Higher, higher burning fire...making music like a choir
"Oooh look! A pub!" -exclaimed after recovering from a stupid fall
"And for the decadence of art, nothing beats a roaring fire." -TMK

Whiffle Squeekaddict
416 posts
Location: Hartford, CT USA

Thank you Pele, and i dont consider you a killjoy, i asked straight out if this was feasible and i appreciate the straightforwardness

I have performed before, mostly for local events free of charge, and only once ever for pay

i like to think that i know how to work a crowd, and i never focus on moves when im performing for an audience, only when im spinning with spinning friends

ive watched a lot of videos of myself and stay away from moves that are too difficult with no added visual effect

i fully understand the difficulties involved with spinning fire at places like these, especially in light of the horrific incident at the Station a few years ago.
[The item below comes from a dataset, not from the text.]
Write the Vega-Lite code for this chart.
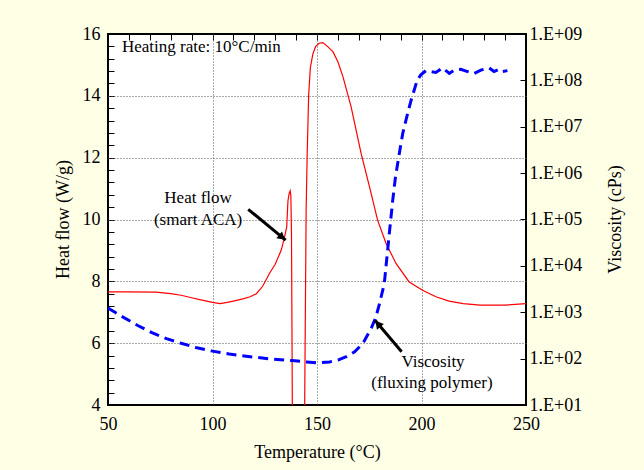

I was well connected with the fire marshall and fire stations at my home town, and planned on using them as references, in addition to the people who have produced the shows ive performed at

as about my money, this wouldn't be my main source of income,
im doing full time research at my college over the summer in hartford, and my nights will always be free, so i was merely looking for additional income, not a way to pay my food bills...

i hope i didnt offend by making it seem like this was going to be a frivolous effort for me. i posted this thread with the intent of learning from a community with members who have based their lives around this, and would never have gone further without picking a few minds from HoP smile

so thank you again, its much appreciated

Educate your self in the Hazards of Fire Breathing STAY SAFE!